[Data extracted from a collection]
* * * * * * * * *

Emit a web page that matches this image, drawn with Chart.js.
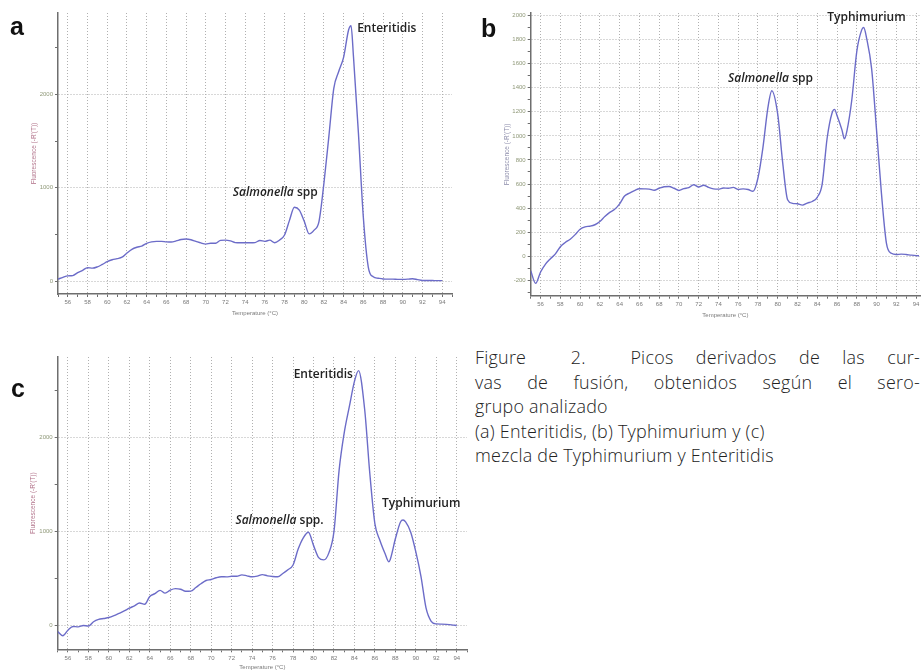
<!DOCTYPE html>
<html>
<head>
<meta charset="utf-8">
<script src="https://cdn.jsdelivr.net/npm/chart.js@4.4.1/dist/chart.umd.min.js"></script>
<style>
    html, body { margin: 0; padding: 0; background: #fff; }
    body { width: 921px; height: 671px; position: relative; overflow: hidden; }
    canvas { position: absolute; }
    .tag { position: absolute; font: bold 25px "Liberation Sans", Arial, sans-serif; line-height: 1; color: #111; }
    .caption { position: absolute; left: 475px; top: 345px; width: 445px; font-family: "Open Sans", sans-serif; font-weight: 300; font-size: 17.9px; letter-spacing: 0.25px; line-height: 24.5px; color: #222; }
    .caption .j { text-align: justify; text-align-last: justify; white-space: pre-wrap; }
</style>
</head>
<body>
<canvas id="chartA" width="460" height="320" style="left:0;top:0"></canvas>
<canvas id="chartB" width="451" height="320" style="left:470px;top:0"></canvas>
<canvas id="chartC" width="470" height="341" style="left:0;top:330px"></canvas>

<div class="tag" style="left:10px;top:14px">a</div>
<div class="tag" style="left:481px;top:16px">b</div>
<div class="tag" style="left:11px;top:376px">c</div>

<div class="caption">
    <div class="j">Figure  2.  Picos derivados de las cur-</div>
    <div class="j">vas de fusión, obtenidos según el sero-</div>
    <div>grupo analizado</div>
    <div>(a) Enteritidis, (b) Typhimurium y (c)</div>
    <div>mezcla de Typhimurium y Enteritidis</div>
</div>

<script>
// Melt curve derivative data (-R'(T))

// (a) Enteritidis
const tempsA = [55, 55.5, 56, 56.5, 57, 57.5, 58, 58.5, 59, 59.5, 60, 60.5, 61, 61.5, 62, 62.5, 63, 63.5, 64, 64.5,
    65, 65.5, 66, 66.5, 67, 67.5, 68, 68.5, 69, 69.5, 70, 70.5, 71, 71.5, 72, 72.5, 73, 73.5, 74, 74.5,
    75, 75.5, 76, 76.5, 77, 77.5, 78, 78.5, 79, 79.5, 80, 80.5, 81, 81.5, 82, 82.5, 83, 83.5, 84, 84.5, 84.75,
    85, 85.5, 86, 86.5, 87, 87.5, 88, 88.5, 89, 89.5, 90, 90.5, 91, 91.5, 92, 92.5, 93, 93.5, 94];
const valuesA = [20, 40, 55, 58, 90, 115, 143, 138, 152, 178, 207, 228, 240, 255, 300, 340, 362, 375, 404, 420,
    425, 425, 420, 418, 430, 445, 450, 442, 425, 408, 395, 405, 405, 435, 438, 430, 412, 410, 410, 410,
    412, 435, 425, 438, 410, 440, 493, 650, 790, 760, 640, 505, 545, 640, 1050, 1550, 2065, 2245, 2400, 2690, 2735,
    2400, 1585, 680, 150, 45, 30, 22, 20, 20, 18, 18, 20, 25, 15, 6, 5, 5, 4, 4];

// (b) Typhimurium
const tempsB = [55, 55.5, 56, 56.5, 57, 57.5, 58, 58.5, 59, 59.5, 60, 60.5, 61, 61.5, 62, 62.5, 63, 63.5, 64, 64.5,
    65, 65.5, 66, 66.5, 67, 67.5, 68, 68.5, 69, 69.5, 70, 70.5, 71, 71.5, 72, 72.5, 73, 73.5, 74, 74.5,
    75, 75.5, 76, 76.5, 77, 77.5, 78, 78.5, 79, 79.4, 80, 80.5, 81, 81.5, 82, 82.5, 83, 83.5, 84, 84.5,
    85, 85.5, 85.75, 86, 86.5, 86.75, 87, 87.5, 88, 88.5, 88.7, 89, 89.5, 90, 90.5, 91, 91.5, 92, 92.5, 93, 93.5, 94, 94.3];
const valuesB = [-120, -225, -130, -65, -20, 20, 80, 115, 142, 180, 225, 245, 250, 262, 289, 330, 365, 390, 436, 500,
    525, 545, 561, 560, 558, 548, 565, 578, 580, 565, 547, 562, 570, 594, 575, 590, 572, 560, 558, 567,
    565, 572, 555, 560, 555, 540, 650, 900, 1230, 1375, 1180, 780, 470, 440, 436, 425, 442, 455, 490, 600,
    980, 1190, 1220, 1170, 1050, 975, 1040, 1300, 1700, 1880, 1900, 1810, 1560, 1050, 520, 110, 25, 15, 18, 15, 10, 6, 5];

// (c) Typhimurium + Enteritidis mix
const tempsC = [55, 55.5, 56, 56.5, 57, 57.5, 58, 58.5, 59, 59.5, 60, 60.5, 61, 61.5, 62, 62.5, 63, 63.5, 64, 64.5,
    65, 65.5, 66, 66.5, 67, 67.5, 68, 68.5, 69, 69.5, 70, 70.5, 71, 71.5, 72, 72.5, 73, 73.5, 74, 74.5,
    75, 75.5, 76, 76.5, 77, 77.5, 78, 78.5, 79, 79.5, 80, 80.5, 81, 81.5, 82, 82.5, 83, 83.5, 84, 84.4,
    85, 85.5, 86, 86.5, 87, 87.35, 87.5, 88, 88.5, 88.75, 89, 89.5, 90, 90.5, 91, 91.5, 92, 92.5, 93, 93.5, 94];
const valuesC = [-70, -115, -55, -15, -20, -5, -10, 35, 60, 70, 80, 100, 125, 150, 180, 205, 235, 222, 305, 335,
    370, 340, 372, 388, 382, 360, 362, 400, 440, 475, 486, 505, 515, 514, 520, 521, 535, 525, 515, 522,
    538, 525, 518, 515, 550, 590, 640, 810, 930, 990, 850, 720, 695, 770, 1000, 1650, 2050, 2330, 2600, 2715,
    2300, 1620, 1080, 900, 760, 675, 700, 920, 1100, 1120, 1100, 990, 780, 520, 180, 40, 12, 10, 7, 2, -5];

// Axis ticks
const xTicks = [55, 56, 57, 58, 59, 60, 61, 62, 63, 64, 65, 66, 67, 68, 69, 70, 71, 72, 73, 74,
    75, 76, 77, 78, 79, 80, 81, 82, 83, 84, 85, 86, 87, 88, 89, 90, 91, 92, 93, 94, 95];
const xLabelTemps = [56, 58, 60, 62, 64, 66, 68, 70, 72, 74, 76, 78, 80, 82, 84, 86, 88, 90, 92, 94];
const yTicksAC = [0, 500, 1000, 1500, 2000, 2500];
const yLabelsAC = [0, 1000, 2000];
const yTicksB = [-300, -200, -100, 0, 100, 200, 300, 400, 500, 600, 700, 800, 900, 1000,
    1100, 1200, 1300, 1400, 1500, 1600, 1700, 1800, 1900, 2000];
const yLabelsB = [-200, 0, 200, 400, 600, 800, 1000, 1200, 1400, 1600, 1800, 2000];

const lineColor = '#6c6cc8';
const axisColor = '#6e6e6e';
const gridColor = '#b0b0b0';

// Peak names drawn at data coordinates
const peakLabels = {
    id: 'peakLabels',
    afterDatasetsDraw(chart, args, opts) {
        const { ctx, scales: { x, y } } = chart;
        (opts.items || []).forEach(item => {
            let px = x.getPixelForValue(item.t);
            const py = y.getPixelForValue(item.v);
            ctx.save();
            ctx.fillStyle = '#222';
            ctx.textBaseline = 'middle';
            if (item.italic) {
                ctx.font = 'italic 600 12px "Open Sans"';
                ctx.fillText(item.italic, px, py);
                px += ctx.measureText(item.italic).width;
            }
            ctx.font = '600 12px "Open Sans"';
            ctx.fillText(item.text, px, py);
            ctx.restore();
        });
    }
};

function buildPanel(canvasId, temps, values, cfg) {
    const points = temps.map((t, i) => ({ x: t, y: values[i] }));
    return new Chart(document.getElementById(canvasId), {
        type: 'line',
        data: {
            datasets: [{
                data: points,
                borderColor: lineColor,
                borderWidth: 1.4,
                pointRadius: 0,
                cubicInterpolationMode: 'monotone',
                fill: false
            }]
        },
        options: {
            responsive: false,
            animation: false,
            devicePixelRatio: 1,
            layout: { padding: cfg.padding },
            plugins: {
                legend: { display: false },
                tooltip: { enabled: false },
                peakLabels: { items: cfg.labels }
            },
            scales: {
                x: {
                    type: 'linear',
                    min: cfg.xMin,
                    max: cfg.xMax,
                    afterBuildTicks: s => {
                        s.ticks = xTicks.filter(v => v >= cfg.xMin && v <= cfg.xMax).map(v => ({ value: v }));
                    },
                    afterFit: s => {
                        s.height = cfg.xAxisHeight;
                        s.paddingLeft = 0;
                        s.paddingRight = 0;
                    },
                    ticks: {
                        autoSkip: false,
                        maxRotation: 0,
                        padding: 2,
                        color: '#7a7a7a',
                        font: { size: 6, family: 'Liberation Sans' },
                        callback: v => xLabelTemps.includes(v) ? String(v) : ''
                    },
                    grid: {
                        color: c => (c.tick && xLabelTemps.includes(c.tick.value)) ? gridColor : 'rgba(0,0,0,0)',
                        tickColor: axisColor,
                        tickLength: 3,
                        lineWidth: 1
                    },
                    border: { color: axisColor, width: 1.5, dash: [1, 2] },
                    title: {
                        display: true,
                        text: 'Temperature (°C)',
                        color: '#7a7a7a',
                        font: { size: 6, family: 'Liberation Sans' },
                        padding: { top: 0, bottom: cfg.xTitlePad }
                    }
                },
                y: {
                    type: 'linear',
                    min: cfg.yMin,
                    max: cfg.yMax,
                    afterBuildTicks: s => {
                        s.ticks = cfg.yTicks.map(v => ({ value: v }));
                    },
                    afterFit: s => {
                        s.width = cfg.yAxisWidth;
                        s.paddingTop = 0;
                        s.paddingBottom = 0;
                    },
                    ticks: {
                        autoSkip: false,
                        padding: 2,
                        color: '#8f9878',
                        font: { size: 6, family: 'Liberation Sans' },
                        callback: v => cfg.yLabels.includes(v) ? String(v) : ''
                    },
                    grid: {
                        color: c => (c.tick && cfg.yLabels.includes(c.tick.value)) ? gridColor : 'rgba(0,0,0,0)',
                        tickColor: axisColor,
                        tickLength: 3,
                        lineWidth: 1
                    },
                    border: { color: axisColor, width: 1.5, dash: [1, 2] },
                    title: {
                        display: true,
                        text: "Fluorescence (-R'(T))",
                        color: cfg.yTitleColor,
                        font: { size: 6.5, family: 'Liberation Sans' },
                        padding: { top: 0, bottom: 0 }
                    }
                }
            }
        },
        plugins: [peakLabels]
    });
}

buildPanel('chartA', tempsA, valuesA, {
    padding: { left: 30, right: 8, top: 13, bottom: 0 },
    yAxisWidth: 28, xAxisHeight: 26, xTitlePad: 3,
    xMin: 55, xMax: 95, yMin: -139, yMax: 2872,
    yTicks: yTicksAC, yLabels: yLabelsAC, yTitleColor: '#b07088',
    labels: [
        { t: 85.37, v: 2701, text: 'Enteritidis' },
        { t: 72.75, v: 943, italic: 'Salmonella', text: ' spp' }
    ]
});

buildPanel('chartB', tempsB, valuesB, {
    padding: { left: 33, right: 1, top: 13, bottom: 0 },
    yAxisWidth: 27.7, xAxisHeight: 24.3, xTitlePad: 1.4,
    xMin: 55, xMax: 94.4, yMin: -327, yMax: 2020,
    yTicks: yTicksB, yLabels: yLabelsB, yTitleColor: '#8c8caa',
    labels: [
        { t: 85.02, v: 1986, text: 'Typhimurium' },
        { t: 74.97, v: 1473, italic: 'Salmonella', text: ' spp' }
    ]
});

buildPanel('chartC', tempsC, valuesC, {
    padding: { left: 29, right: 3, top: 27, bottom: 0 },
    yAxisWidth: 28.7, xAxisHeight: 21.7, xTitlePad: 0,
    xMin: 55, xMax: 95, yMin: -259, yMax: 2860,
    yTicks: yTicksAC, yLabels: yLabelsAC, yTitleColor: '#b07088',
    labels: [
        { t: 78.06, v: 2673, text: 'Enteritidis' },
        { t: 72.37, v: 1119, italic: 'Salmonella', text: ' spp.' },
        { t: 86.7, v: 1297, text: 'Typhimurium' }
    ]
});
</script>
</body>
</html>
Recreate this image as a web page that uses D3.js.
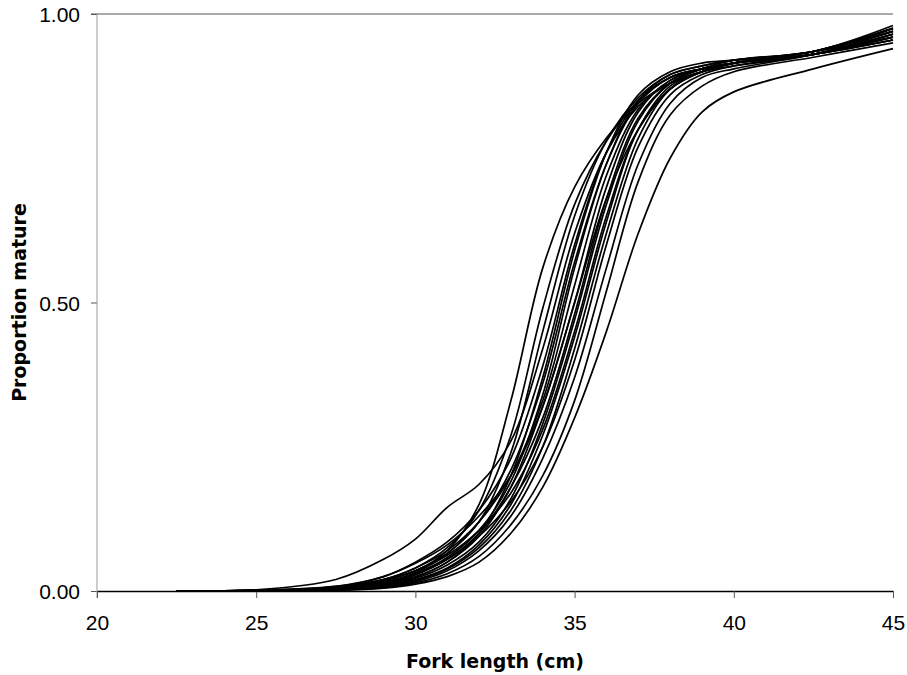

* * * * * * * * *

Repeat, exactly and in full, each line from the start of the data to the line that contains "// Melt curve derivative data (-R'(T))". Pictures do not go in.

Emit a web page that matches this image, drawn with Chart.js.
<!DOCTYPE html>
<html>
<head>
<meta charset="utf-8">
<script src="https://cdn.jsdelivr.net/npm/chart.js@4.4.1/dist/chart.umd.min.js"></script>
<style>
    html, body { margin: 0; padding: 0; background: #fff; }
    body { width: 921px; height: 671px; position: relative; overflow: hidden; }
    canvas { position: absolute; }
    .tag { position: absolute; font: bold 25px "Liberation Sans", Arial, sans-serif; line-height: 1; color: #111; }
    .caption { position: absolute; left: 475px; top: 345px; width: 445px; font-family: "Open Sans", sans-serif; font-weight: 300; font-size: 17.9px; letter-spacing: 0.25px; line-height: 24.5px; color: #222; }
    .caption .j { text-align: justify; text-align-last: justify; white-space: pre-wrap; }
</style>
</head>
<body>
<canvas id="chartA" width="460" height="320" style="left:0;top:0"></canvas>
<canvas id="chartB" width="451" height="320" style="left:470px;top:0"></canvas>
<canvas id="chartC" width="470" height="341" style="left:0;top:330px"></canvas>

<div class="tag" style="left:10px;top:14px">a</div>
<div class="tag" style="left:481px;top:16px">b</div>
<div class="tag" style="left:11px;top:376px">c</div>

<div class="caption">
    <div class="j">Figure  2.  Picos derivados de las cur-</div>
    <div class="j">vas de fusión, obtenidos según el sero-</div>
    <div>grupo analizado</div>
    <div>(a) Enteritidis, (b) Typhimurium y (c)</div>
    <div>mezcla de Typhimurium y Enteritidis</div>
</div>

<script>
// Melt curve derivative data (-R'(T))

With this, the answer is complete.